Sekretariat Senthir

Jalan Gatak, Gang Tulip No. 343, Karangbendo, Bantul, Yogyakarta
Email: redaksisenthir@yahoo.co.id | Blog: senthir-gmni.blogspot.com

Selasa, 29 Oktober 2013

Musik Indonesia: Antara dominasi dan Alienasi




Oleh: Arjuna, GMNI Komisariat UNY
Musik bukanlah sesuatu yang alamiah timbul dan hadir di telinga kita, dalam kajian komunikasi music hadir sebagai "medium" yakni sebuah penghubung untuk menyampaikan pesan tertentu yang diwakili oleh sang pencipta. Dari pengertian inilah musik hadir sebagai "juru bicara" gagasan sang pencipta, yang selalu ada "bias" dan "tendensi" tertentu. 

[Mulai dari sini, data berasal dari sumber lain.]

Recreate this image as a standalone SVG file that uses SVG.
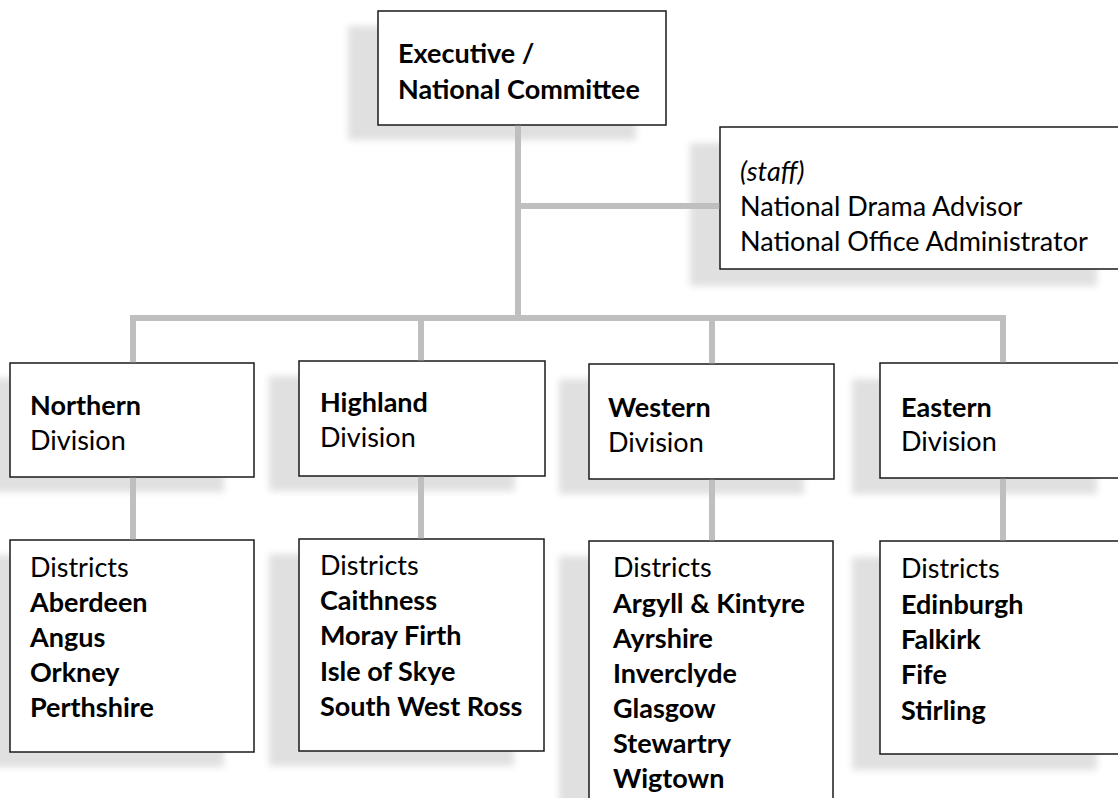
<svg xmlns="http://www.w3.org/2000/svg" width="1118" height="798" viewBox="0 0 1118 798">
<defs>
<filter id="blur" x="-20%" y="-20%" width="140%" height="140%"><feGaussianBlur stdDeviation="3.5"/></filter>
<style>
.box{fill:#fff;stroke:#1a1a1a;stroke-width:1.5}
.sh{fill:#e0e0e0;filter:url(#blur)}
.conn{fill:none;stroke:#bfbfbf;stroke-width:6}
text{font-family:Lato,"Open Sans","Liberation Sans",sans-serif;font-size:27px;fill:#000}
.b{font-weight:bold}
.i{font-style:italic}
</style>
</defs>
<rect width="1118" height="798" fill="#fff"/>
<g id="executive">
<rect class="sh" x="348" y="26" width="288" height="114"/>
<rect class="box" x="378" y="11" width="288" height="114"/>
<text class="b" x="398" y="63">Executive /</text>
<text class="b" x="398" y="99">National Committee</text>
</g>
<g id="staff">
<rect class="sh" x="690" y="143" width="407" height="143"/>
<rect class="box" x="720" y="127" width="410" height="142"/>
<text class="i" x="740" y="181">(staff)</text>
<text x="740" y="216">National Drama Advisor</text>
<text x="740" y="251">National Office Administrator</text>
</g>
<g id="northern-division">
<rect class="sh" x="-20" y="378" width="244" height="114"/>
<rect class="box" x="10" y="363" width="244" height="114"/>
<text class="b" x="30" y="415">Northern</text>
<text x="30" y="450">Division</text>
</g>
<g id="highland-division">
<rect class="sh" x="269" y="376" width="246" height="115"/>
<rect class="box" x="299" y="361" width="246" height="115"/>
<text class="b" x="320" y="412">Highland</text>
<text x="320" y="447">Division</text>
</g>
<g id="western-division">
<rect class="sh" x="559" y="379" width="245" height="115"/>
<rect class="box" x="589" y="364" width="245" height="115"/>
<text class="b" x="608" y="417">Western</text>
<text x="608" y="452">Division</text>
</g>
<g id="eastern-division">
<rect class="sh" x="852" y="379" width="245" height="115"/>
<rect class="box" x="880" y="363" width="250" height="115"/>
<text class="b" x="901" y="417">Eastern</text>
<text x="901" y="451">Division</text>
</g>
<g id="northern-districts">
<rect class="sh" x="-20" y="555" width="244" height="212"/>
<rect class="box" x="10" y="540" width="244" height="212"/>
<text x="30" y="577">Districts</text>
<text class="b" x="30" y="612">Aberdeen</text>
<text class="b" x="30" y="647">Angus</text>
<text class="b" x="30" y="682">Orkney</text>
<text class="b" x="30" y="717">Perthshire</text>
</g>
<g id="highland-districts">
<rect class="sh" x="269" y="554" width="245" height="212"/>
<rect class="box" x="299" y="539" width="245" height="212"/>
<text x="320" y="575">Districts</text>
<text class="b" x="320" y="610">Caithness</text>
<text class="b" x="320" y="645">Moray Firth</text>
<text class="b" x="320" y="681">Isle of Skye</text>
<text class="b" x="320" y="716">South West Ross</text>
</g>
<g id="western-districts">
<rect class="sh" x="559" y="556" width="244" height="260"/>
<rect class="box" x="589" y="541" width="244" height="270"/>
<text x="613" y="577">Districts</text>
<text class="b" x="613" y="613">Argyll &amp; Kintyre</text>
<text class="b" x="613" y="648">Ayrshire</text>
<text class="b" x="613" y="683">Inverclyde</text>
<text class="b" x="613" y="718">Glasgow</text>
<text class="b" x="613" y="753">Stewartry</text>
<text class="b" x="613" y="788">Wigtown</text>
</g>
<g id="eastern-districts">
<rect class="sh" x="852" y="557" width="245" height="213"/>
<rect class="box" x="880" y="541" width="250" height="213"/>
<text x="901" y="578">Districts</text>
<text class="b" x="901" y="614">Edinburgh</text>
<text class="b" x="901" y="649">Falkirk</text>
<text class="b" x="901" y="684">Fife</text>
<text class="b" x="901" y="720">Stirling</text>
</g>
<g id="connectors">
<path class="conn" d="M518,125.8V318"/>
<path class="conn" d="M521,206H719.3"/>
<path class="conn" d="M133,362.3V318H1003V362.3"/>
<path class="conn" d="M421,318V360.3"/>
<path class="conn" d="M712,318V363.3"/>
<path class="conn" d="M133,477.8V539.3"/>
<path class="conn" d="M421,476.8V538.3"/>
<path class="conn" d="M712,479.8V540.3"/>
<path class="conn" d="M1003,478.8V540.3"/>
</g>
</svg>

Disinilah kita memaknai musik bukan sekedar bicara "enak" atau "tidak enak" untuk di dengar melainkan mempunyai unsur-unsur yang kuat mempengaruhi kesadaran sampai tindakan sosial manusia. Ia sebagai media yang efektif untuk menyampaikan pesan melalui rangkaian lirik tertentu serta di balut dengan harmonisasi dan instrument nada tertentu yang terencana dan tersesuaikan. Singkat kata musik sebagai seni memiliki tujuan dan ideologi yang sengaja dituang dalam lantunan nada dan lirik-liriknya. 

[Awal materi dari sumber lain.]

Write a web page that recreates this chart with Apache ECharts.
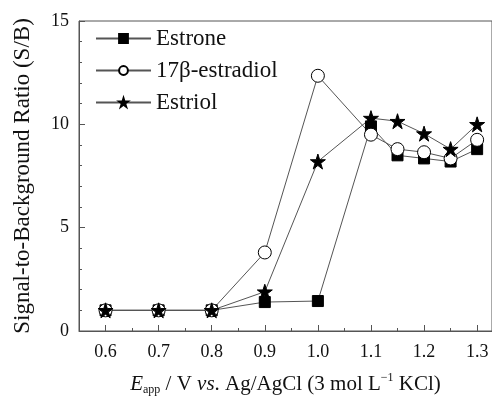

Pemahaman yang demikian, dapat kita pandang bahwa musik berpegaruh pada tatanan kehidupan masyarakat seperti gaya hidup, karakteristik, kepribadian dan cara berfikir. Akan tetapi, pada hakikatnya musik adalah sebuah ekspresi manusia dari hubungannya yang dialektis antara dirinnya dengan lingkungan sosial serta ekonomi-politik yang dialaminya. 

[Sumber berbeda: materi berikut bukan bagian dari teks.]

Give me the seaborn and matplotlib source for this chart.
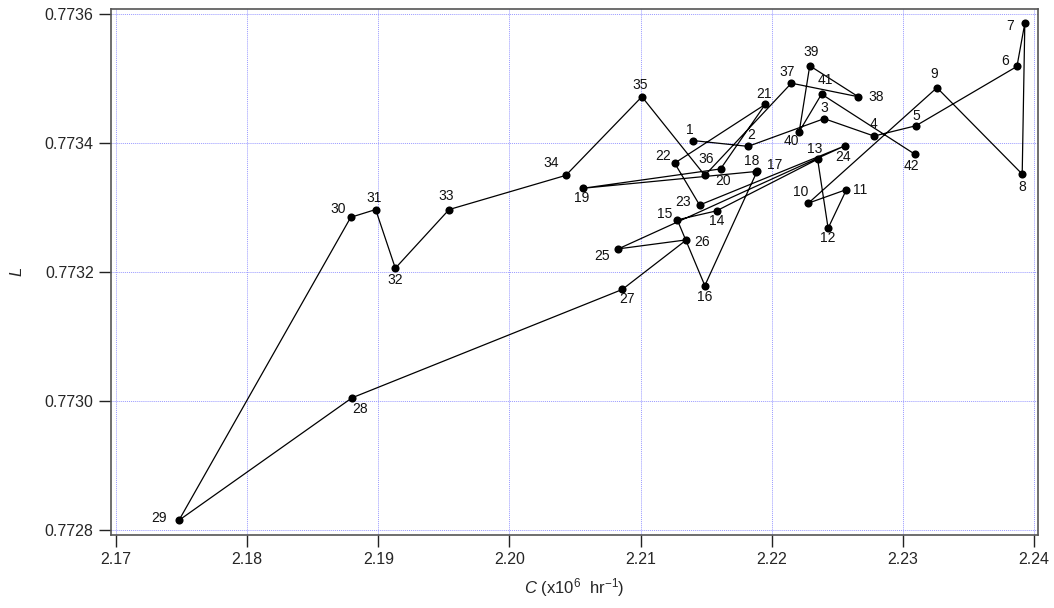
import matplotlib
matplotlib.use("Agg")
import matplotlib.pyplot as plt
from matplotlib.ticker import FormatStrFormatter, FixedLocator
import seaborn as sns
import pandas as pd

# ---- data ----
labels = [str(i) for i in range(1, 43)]
c_vals = [2.2140, 2.2182, 2.2240, 2.2278, 2.2310, 2.2387, 2.2393, 2.2391, 2.2326, 2.2228,
          2.2257, 2.2243, 2.2235, 2.2158, 2.2128, 2.2149, 2.2189, 2.2188, 2.2056, 2.2161,
          2.2195, 2.2126, 2.2145, 2.2256, 2.2083, 2.2135, 2.2086, 2.1880, 2.1748, 2.1879,
          2.1898, 2.1913, 2.1954, 2.2043, 2.2101, 2.2149, 2.2215, 2.2266, 2.2229, 2.2221,
          2.2238, 2.2309]
l_vals = [0.773404, 0.773395, 0.773438, 0.773411, 0.773427, 0.773519, 0.773586, 0.773352,
          0.773486, 0.773307, 0.773328, 0.773268, 0.773375, 0.773295, 0.773281, 0.773179,
          0.773357, 0.773356, 0.773330, 0.773360, 0.773460, 0.773369, 0.773304, 0.773396,
          0.773236, 0.773250, 0.773173, 0.773005, 0.772815, 0.773285, 0.773297, 0.773206,
          0.773297, 0.773350, 0.773472, 0.773350, 0.773493, 0.773472, 0.773520, 0.773418,
          0.773476, 0.773383]
x_ticks = [2.17, 2.18, 2.19, 2.20, 2.21, 2.22, 2.23, 2.24]
y_ticks = [0.7728, 0.7730, 0.7732, 0.7734, 0.7736]

# label offsets in pixels (dx, dy up-positive)
label_offsets = [(-3, 11), (3, 11), (0, 11), (-1, 12), (0, 10), (-12, 5), (-15, -3), (0, -13),
                 (-3, 14), (-8, 11), (14, 0), (0, -10), (-3, 10), (0, -10), (-13, 6), (0, -11),
                 (17, 6), (-4, 11), (-1, -10), (2, -12), (-1, 10), (-12, 7), (-17, 3), (-2, -11),
                 (-16, -7), (16, -2), (5, -10), (8, -11), (-20, 2), (-13, 8), (-2, 12), (0, -12),
                 (-3, 14), (-15, 12), (-2, 12), (1, 16), (-4, 11), (18, 0), (1, 14), (-8, -9),
                 (4, 14), (-3, -12)]

df = pd.DataFrame({"C": c_vals, "L": l_vals, "order": range(len(c_vals))})

sns.set_style("ticks")
plt.rcParams["font.family"] = ["Liberation Sans", "DejaVu Sans"]
plt.rcParams["mathtext.fontset"] = "custom"
plt.rcParams["mathtext.rm"] = "Liberation Sans"
plt.rcParams["mathtext.it"] = "Liberation Sans:italic"

fig = plt.figure(figsize=(10.54, 6.08), dpi=100)
ax = fig.add_axes([111 / 1054, 1 - 535 / 608, 927 / 1054, (535 - 9.3) / 608])

sns.lineplot(data=df, x="C", y="L", sort=False, estimator=None, color="black",
             linewidth=0.9, ax=ax, zorder=3)
sns.scatterplot(data=df, x="C", y="L", color="black", s=34, edgecolor="black",
                linewidth=0, ax=ax, zorder=4)

for lab, cx, ly, (dx, dy) in zip(labels, c_vals, l_vals, label_offsets):
    ax.annotate(lab, (cx, ly), xytext=(dx, dy), textcoords="offset pixels",
                ha="center", va="center", fontsize=10, color="#111111", zorder=5)

ax.set_xlim(2.169619, 2.240305)
ax.set_ylim(0.7727922, 0.7736076)
ax.xaxis.set_major_locator(FixedLocator(x_ticks))
ax.yaxis.set_major_locator(FixedLocator(y_ticks))
ax.xaxis.set_major_formatter(FormatStrFormatter("%.2f"))
ax.yaxis.set_major_formatter(FormatStrFormatter("%.4f"))

ax.grid(True, color="#9a9aff", linestyle=(0, (1, 1)), linewidth=0.7, zorder=0)
ax.set_axisbelow(True)

ax.tick_params(direction="out", length=8.5, width=1, color="#222222",
               labelsize=11.5, pad=4)
for side in ["left", "bottom", "right", "top"]:
    ax.spines[side].set_visible(True)
    ax.spines[side].set_color("#555555")
    ax.spines[side].set_linewidth(1.2)

ax.set_xlabel(r"$C$ (x10$^{6}$  hr$^{-1}$)", fontsize=12, labelpad=6)
ax.set_ylabel(r"$L$", fontsize=12, labelpad=14)

fig.savefig("out.png", dpi=100)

Musik terangkum dalam wilayah kebudayaan yang timbul dari cara hidup dan hubungan sehari-hari manusia dengan realita kehidupan yang kemudian kembali “dicerap” oleh manusia. Seperti yang dilakukan para budak di perkebunan-perkebunan tanah pertanian Amerika di zaman kolonial yang melahirkan musik blues, black American music, di awal abad ke-18. Yang pada perkembangannya menjadi musik yang mendunia dan berkembang di luar budaya induknya. Memahami musik sebagai kebudayaan, terdapat sifat yang ekspansionis dan penetratif terhadap budaya lain di luar dirinya. Sifat ekspansionis dan penetratif ini pada akhirnya memunculkan watak dominatif suatu kebudayaan terhadap kebudayaan lain sampai pada pendiktean selera dan cita-rasa. 

Watak dominatif ini sempat disadari oleh Bung Karno, dimana kekuatan ekspansi musik luar di cerca sebagai musik ngak-ngik-ngok tak berkepribadian. Yang dapat mengganggu proses pembangunan seni dan budaya nasional yang sedang mencari warna dan bentuk jati diri budayanya sebagai sebuah “bangsa”. Indonesia pada waktu itu sedang mengalami proses revolusi nasional, dimana harapannya perkembangan kebudayaan khususnya musik dapat senafas dengan proses revolusi kepribadian manusia yang sedang melakukan pembebasan dari budaya kolonial ini. Memang sangat sulit upaya memberi bentuk, watak dan cara-cara pengucapan musik yang dapat mencitrakan cita-rasa keindonesiaan, ditengah kuatnya gempuran budaya musik bebas nilai yang datang dari luar yang secara cepat melanda begitu kuat kaum muda yang sepertinya tak akan pernah dapat dibendung.

Akibatnya sampai sekarang ini, perkembangan musik Indonesia menjadi penganut dan bayang-bayang budaya musik lain yang dianggap lebih unggul. Negara sekecil Korea dengan K-POP nya, berhasil mengembangkan musik modern mereka dengan ciri-ciri spesifik yang sangat berbeda dengan “bangsa-bangsa penguasa" kebudayaan musik dunia. Dalam percaturan kultur musik modern dunia pada era kebudayaan global saat ini pun, Korea dengan ciri-cirinya sendiri mampu bersaing dalam posisi unggulan. Identifikasi budaya bangsa bukan saja menjadi kekuatan karya cipta, tapi sekaligus juga menandai ciri dan karakter karya-karya besar musik mereka. Sehingga mereka berhasil membangun jati diri budaya musik mereka sendiri yang penuh watak dan karakteristik yang khas.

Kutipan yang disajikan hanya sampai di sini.